State insurance regulators are helping a key member of Congress analyze the idea of offering long-term-care (LTC) benefits through Medicare supplement insurance policies.
House Ways and Means Committee Chairman Richard Neal asked for the help of the National Association of Insurance Commissioners (NAIC) in June, in a letter sent to NAIC President Eric Cioppa.
Neal — a Massachusetts Democrat — suggested that Medigap policies could make a good vehicle for offering some "long-term services and supports" (LTSS) benefits to older U.S. residents.
"Offering a front end LTSS benefit to seniors through a Medigap plan, even if limited to a modest lifetime cap, could provide some relief to family caregivers and might delay or prevent many seniors from spending down their savings to access Medicaid LTSS," Neal wrote in the letter.
Neal asked for the NAIC's help with figuring out whether adding limited amounts of LTC-type benefits to Medigap policies would really be affordable and practical.
Members of the NAIC's Senior Issues Task Force have been talking about how to respond. They put out a request for comments in June and discussed the Medigap LTC benefits concept during a conference call held Wednesday.
The History
Private insurers have been selling stand-alone long-term care insurance (LTCI) for decades, and they are also offering LTC benefits packaged with annuities and life insurance policies.
Insurance industry market researchers are not sure how well consumers really understand the term "long-term care," or how well they understand their coverage arrangements, but 15% of U.S. adults who participated in a Life Happens/LIMRA survey earlier this year said they believe they have some type of LTC coverage.
Traditionally, Medicaid — a program designed for people who are poor — has paid for nursing home care for poor people, and for other people who meet their states' Medicaid nursing home benefits eligibility requirements.
Medicare has paid for home medical care and skilled nursing facility care for people who were recovering from acute health care problems, not for people who need LTC or LTSS simply because they are getting older.
Consumers can use three main types of Medicare and Medicare-related coverage: traditional Medicare coverage, which is designed to pass responsibility for many types of costs, such as deductibles and co-payments, on to enrollees; Medicare Advantage plans, which try to provide soup-to-nuts coverage for the enrollees, without large out-of-pocket costs; and Medicare supplement insurance policies, which are designed to fill in many or most of the gaps in traditional Medicare coverage.
The idea of the Medicare program offering true LTC benefits has a long, painful history.
In the 1988, when private insurers were much more enthusiastic about the idea of selling private LTCI coverage, Congress passed the Catastrophic Coverage Act of 1988. The act would have paid for a new Medicare nursing home care benefit by imposing an annual surtax of up to $2,100 per couple.
Congress ended up repealing the act in late 1989, after concerns that the surtax would be too burdensome and that the program would increase the federal budget deficit.
Medicare Social-Determinants-of-Care Benefits
The Trump administration's Centers for Medicare and Medicaid Services (CMS) shook up attitudes about Medicare benefits in 2018, by announcing that it would let providers of Medicare Advantage plans offer some coverage for the "social determinants of care" with their 2019 coverage.
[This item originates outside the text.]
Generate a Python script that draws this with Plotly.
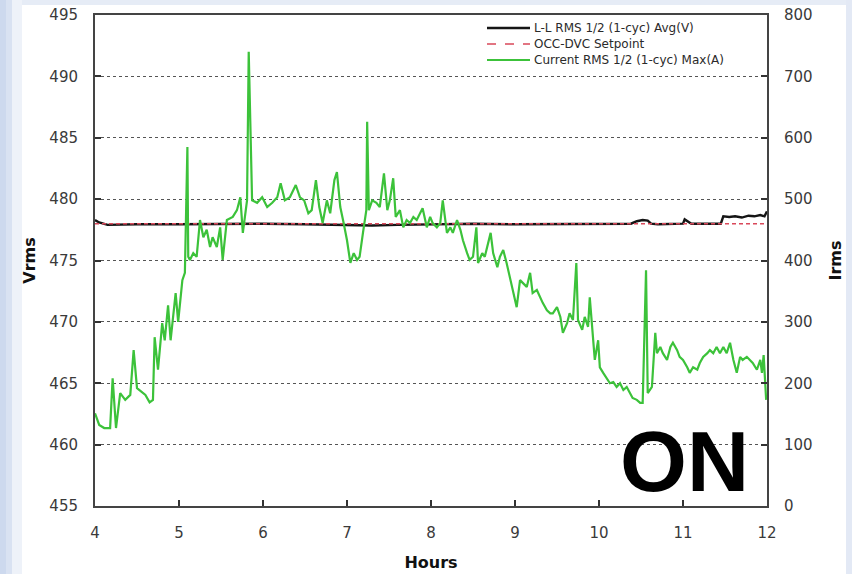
import plotly.graph_objects as go

# Line-to-line RMS voltage (V) over the day
volt_hours = [4.00, 4.05, 4.15, 4.50, 5.00, 5.50, 6.00, 6.50, 7.00, 7.30, 7.60, 8.00, 8.50,
              9.00, 9.50, 10.00, 10.38, 10.45, 10.52, 10.58, 10.62, 10.70, 11.00, 11.02,
              11.06, 11.10, 11.45, 11.48, 11.55, 11.62, 11.70, 11.78, 11.85, 11.92, 11.97, 12.00]
volt_values = [478.3, 478.1, 477.9, 477.95, 477.95, 478.0, 478.0, 477.95, 477.9, 477.85, 477.9,
               477.95, 478.0, 477.95, 477.95, 477.95, 478.0, 478.2, 478.3, 478.25, 478.0, 477.95,
               478.0, 478.35, 478.2, 478.0, 478.0, 478.6, 478.55, 478.6, 478.5, 478.65, 478.6,
               478.7, 478.6, 479.0]

# Controller voltage setpoint (V)
setpoint_hours = [4.0, 12.0]
setpoint_values = [478.0, 478.0]

# Current RMS maximum (A)
amp_hours = [4.00, 4.05, 4.11, 4.18, 4.21, 4.25, 4.30, 4.36, 4.42, 4.46, 4.50, 4.60, 4.65, 4.69,
             4.71, 4.75, 4.80, 4.83, 4.87, 4.90, 4.96, 4.99, 5.04, 5.07, 5.10, 5.11, 5.13, 5.17,
             5.21, 5.25, 5.29, 5.33, 5.37, 5.40, 5.45, 5.49, 5.52, 5.57, 5.64, 5.69, 5.73, 5.76,
             5.81, 5.83, 5.87, 5.93, 5.99, 6.05, 6.11, 6.17, 6.21, 6.26, 6.32, 6.39, 6.44, 6.49,
             6.54, 6.58, 6.63, 6.67, 6.71, 6.76, 6.80, 6.85, 6.88, 6.92, 6.96, 7.00, 7.04, 7.08,
             7.12, 7.15, 7.19, 7.23, 7.24, 7.26, 7.30, 7.35, 7.39, 7.44, 7.48, 7.51, 7.55, 7.58,
             7.63, 7.67, 7.71, 7.75, 7.79, 7.83, 7.87, 7.90, 7.95, 7.99, 8.02, 8.07, 8.11, 8.14,
             8.19, 8.23, 8.26, 8.31, 8.35, 8.38, 8.43, 8.46, 8.50, 8.54, 8.56, 8.61, 8.64, 8.68,
             8.71, 8.74, 8.79, 8.82, 8.86, 8.90, 8.94, 8.98, 9.02, 9.06, 9.10, 9.14, 9.18, 9.21,
             9.26, 9.30, 9.33, 9.38, 9.42, 9.45, 9.50, 9.54, 9.57, 9.62, 9.65, 9.69, 9.73, 9.75,
             9.80, 9.83, 9.87, 9.89, 9.92, 9.95, 9.99, 10.01, 10.05, 10.10, 10.13, 10.17, 10.21,
             10.25, 10.29, 10.33, 10.37, 10.40, 10.45, 10.49, 10.52, 10.56, 10.58, 10.63, 10.67,
             10.69, 10.73, 10.76, 10.81, 10.85, 10.88, 10.93, 10.96, 11.00, 11.05, 11.08, 11.12,
             11.17, 11.20, 11.24, 11.29, 11.32, 11.36, 11.40, 11.44, 11.48, 11.52, 11.56, 11.60,
             11.64, 11.68, 11.71, 11.76, 11.80, 11.83, 11.88, 11.92, 11.94, 11.96, 11.99]
amp_values = [151, 132, 127, 127, 208, 127, 184, 173, 181, 254, 192, 181, 169, 173,
              275, 222, 298, 270, 327, 270, 347, 300, 368, 380, 585, 406, 401, 412,
              406, 466, 438, 450, 422, 438, 422, 454, 401, 466, 471, 482, 503, 445,
              498, 740, 498, 494, 503, 487, 494, 503, 526, 498, 503, 523, 503, 498,
              477, 482, 531, 487, 461, 498, 477, 531, 544, 487, 461, 433, 396, 412,
              401, 406, 445, 482, 626, 482, 498, 494, 487, 542, 482, 498, 534, 471,
              482, 454, 466, 461, 471, 466, 477, 485, 454, 471, 461, 454, 461, 498,
              445, 454, 445, 466, 450, 433, 412, 401, 406, 454, 396, 412, 406, 428,
              445, 412, 389, 406, 417, 396, 373, 352, 324, 368, 363, 357, 380, 347,
              352, 340, 331, 319, 314, 314, 324, 308, 282, 298, 314, 303, 396, 303,
              287, 308, 292, 340, 282, 238, 270, 226, 217, 205, 200, 202, 194,
              200, 189, 194, 184, 176, 173, 168, 168, 384, 184, 194, 282,
              249, 259, 249, 238, 259, 266, 254, 243, 238, 226, 217, 226,
              222, 233, 243, 249, 254, 249, 259, 249, 259, 249, 266, 238,
              217, 243, 238, 243, 238, 233, 222, 238, 217, 246, 173]

x_ticks = [4, 5, 6, 7, 8, 9, 10, 11, 12]
v_ticks = [455, 460, 465, 470, 475, 480, 485, 490, 495]
a_ticks = [0, 100, 200, 300, 400, 500, 600, 700, 800]

W, H = 852, 574
L, R, T, B = 95, 85, 15, 68
PW, PH = W - L - R, H - T - B


def px(p):
    return (p - L) / PW


def py(q):
    return 1 - (q - T) / PH


BLACK = "#151515"
RED = "#d9485a"
GREEN = "#3cc23a"

fig = go.Figure()
fig.add_trace(go.Scatter(x=volt_hours, y=volt_values, mode="lines",
                         name="L-L RMS 1/2 (1-cyc) Avg(V)",
                         line=dict(color=BLACK, width=2.4)))
fig.add_trace(go.Scatter(x=setpoint_hours, y=setpoint_values, mode="lines",
                         name="OCC-DVC Setpoint",
                         line=dict(color=RED, width=1.6, dash="4px,3px")))
fig.add_trace(go.Scatter(x=amp_hours, y=amp_values, mode="lines", yaxis="y2",
                         name="Current RMS 1/2 (1-cyc) Max(A)",
                         line=dict(color=GREEN, width=2.2)))

axis_font = dict(family="DejaVu Sans", size=15, color="#3a3a3a")
title_font = dict(family="DejaVu Sans", size=16, color="#111111")

fig.update_layout(
    width=W, height=H,
    margin=dict(l=L, r=R, t=T, b=B),
    paper_bgcolor="white",
    plot_bgcolor="white",
    showlegend=False,
    xaxis=dict(range=[4, 12], tickvals=x_ticks, ticktext=[str(t) for t in x_ticks],
               ticks="inside", ticklen=6, tickwidth=2, tickcolor="#333",
               showline=True, linewidth=2, linecolor="#444", mirror=True,
               showgrid=False, zeroline=False, tickfont=axis_font,
               ticklabelstandoff=12, automargin=False,
               title=dict(text="<b>Hours</b>", font=title_font, standoff=16)),
    yaxis=dict(range=[455, 495], tickvals=v_ticks, ticktext=[str(t) for t in v_ticks],
               ticks="inside", ticklen=6, tickwidth=2, tickcolor="#333",
               showline=True, linewidth=2, linecolor="#444",
               showgrid=True, gridcolor="#555", gridwidth=1, griddash="3px,3px",
               zeroline=False, tickfont=axis_font, ticklabelstandoff=12, automargin=False,
               title=dict(text="<b>Vrms</b>", font=title_font, standoff=10)),
    yaxis2=dict(range=[0, 800], tickvals=a_ticks, ticktext=[str(t) for t in a_ticks],
                overlaying="y", side="right",
                ticks="inside", ticklen=6, tickwidth=2, tickcolor="#333",
                showline=True, linewidth=2, linecolor="#444",
                showgrid=False, zeroline=False, tickfont=axis_font, ticklabelstandoff=12,
                automargin=False,
                title=dict(text="<b>Irms</b>", font=title_font, standoff=18)),
)

# Key box in the upper right corner of the plot
fig.add_shape(type="rect", xref="paper", yref="paper",
              x0=px(484), x1=px(765), y0=py(70), y1=py(16),
              fillcolor="white", line=dict(width=0), layer="above")
key_rows = [
    ("L-L RMS 1/2 (1-cyc) Avg(V)", BLACK, "solid", 2.4, 28),
    ("OCC-DVC Setpoint", RED, "dash", 1.6, 44),
    ("Current RMS 1/2 (1-cyc) Max(A)", GREEN, "solid", 2.2, 60),
]
for label, col, dash, w, yy in key_rows:
    fig.add_shape(type="line", xref="paper", yref="paper",
                  x0=px(487), x1=px(530), y0=py(yy), y1=py(yy),
                  line=dict(color=col, width=w, dash=dash), layer="above")
    fig.add_annotation(text=label, xref="paper", yref="paper",
                       x=px(532), y=py(yy), xanchor="left", yanchor="middle",
                       showarrow=False,
                       font=dict(family="DejaVu Sans", size=12, color="#2a2a2a"))

# Pale blue slide background showing along the left and top edges
strips = [(0, 6, "#cdd9ee"), (6, 12, "#d9e2f2"), (12, 22, "#eef2f9")]
for x0, x1, col in strips:
    fig.add_shape(type="rect", xref="paper", yref="paper",
                  x0=px(x0), x1=px(x1), y0=py(H), y1=py(0),
                  fillcolor=col, line=dict(width=0), layer="below")
fig.add_shape(type="rect", xref="paper", yref="paper",
              x0=px(22), x1=px(W), y0=py(5), y1=py(0),
              fillcolor="#e6ecf6", line=dict(width=0), layer="below")
fig.add_shape(type="rect", xref="paper", yref="paper",
              x0=px(846), x1=px(W), y0=py(H), y1=py(0),
              fillcolor="#e3e9f5", line=dict(width=0), layer="below")

fig.add_annotation(text="<b>ON</b>", xref="paper", yref="paper",
                   x=px(684), y=py(461), xanchor="center", yanchor="middle",
                   showarrow=False,
                   font=dict(family="Liberation Sans", size=86, color="black"))

fig.write_html("out.html")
Earlier this year, CMS said it would expand the types of social determinants of care benefits Medicare Advantage plans cover offer with their 2020 coverage.
The announcements mean that a Medicare Advantage plan can add coverage for some home meal delivery services, house cleaning services, adult daycare services, or family caregiver respite services, if it thinks providing those benefits will help minimize an enrollees' overall care costs.